Meyakini agamanya sebagai yang paling benar tentu bukanlah sebuah dosa. Tetapi ketika ada kesombongan tersembunyi mengiringi, ada dosa yang tak tersadari. Begitulah ketersesatan dimulai.
#
Setiap agama mengajarkan, bahwa agamanya sebagai jalan menuju keselamatan untuk mencapai surga.
Kemudian terjadi klaim-mengklaim di antara umat beragama, bahwa agamanyalah merupakan satu-satunya jalan untuk mencapai surga.
Celakanya tidak sedikit yang meyakini bahwa hanya menjadi penganut agama tersebut, satu tempat telah tersedia di surga untuk dirinya. Hal ini terjadi karena ada janji-janji surga yang ditebarkan.
Inilah kemudian melahirkan kesombongan yang tak tersadari oleh sebagian umat beragama.
Karena merasa paling benar dan tempat di surga telah terjamin untuk dirinya. Mulailah hidup dalam kesombongan. Sibuk melihat dosa dan menghakimi kesalahan orang lain.
Padahal menurut kebenaran yang disampaikan oleh orang-orang benar, bahwa tidak sedikit pemuka agama: kiyai, pendeta, dan biksu terjerumus ke dalam neraka oleh karena kesombongan mereka selama hidup di dunia.

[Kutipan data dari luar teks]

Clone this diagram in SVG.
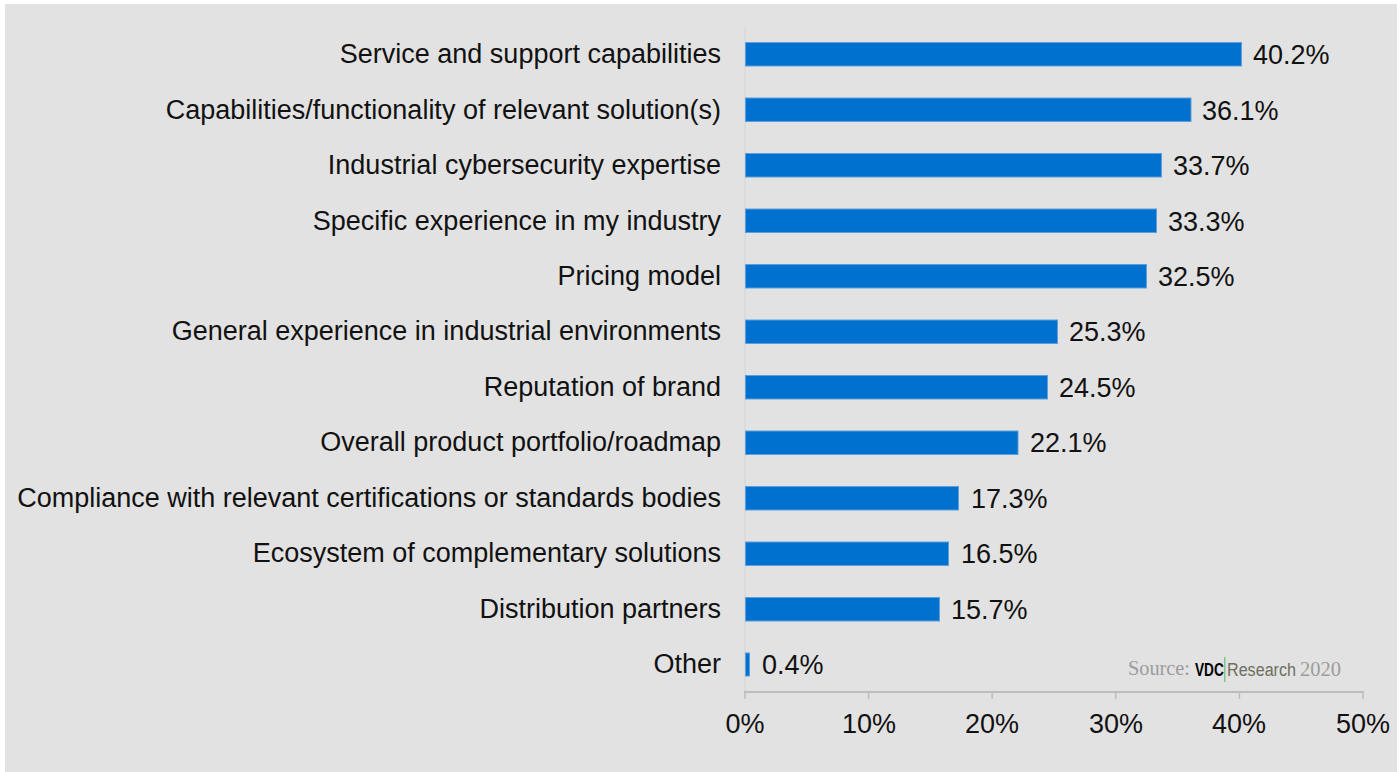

Meyakini bahwa agama yang kita anut sebagai paling benar, tentu bukalah sebuah dosa.
Tetapi ketika timbul kegenitan merasa yang paling benar dan berhak menghakimi umat beragama lain dengan membawa nama Tuhan. Yakinlah, benih-benih dosa mulai bersemi.
Karena hal itu akan menjadikan diri kita umat yang penuh dengan kesombongan. Celakanya, orang yang telah dicengkram oleh kesombongan, hatinya mulai membatu dan keras kepala. Sulitlah untuk menyadari kesalahan dan kebodohan dirinya.
Kesombongan dalam bentuk apapun. Apalagi mengatasnamakan Tuhan untuk menghakimi umat agama lain. Menandakan diri kita masih hidup dalam kebodohan batin.
Bila kesombongan masih bersemayam di dalam diri kita, itu artinya iblis masih menjadi sahabat kita.
Bila demikian masih layakkah surga bagi kita?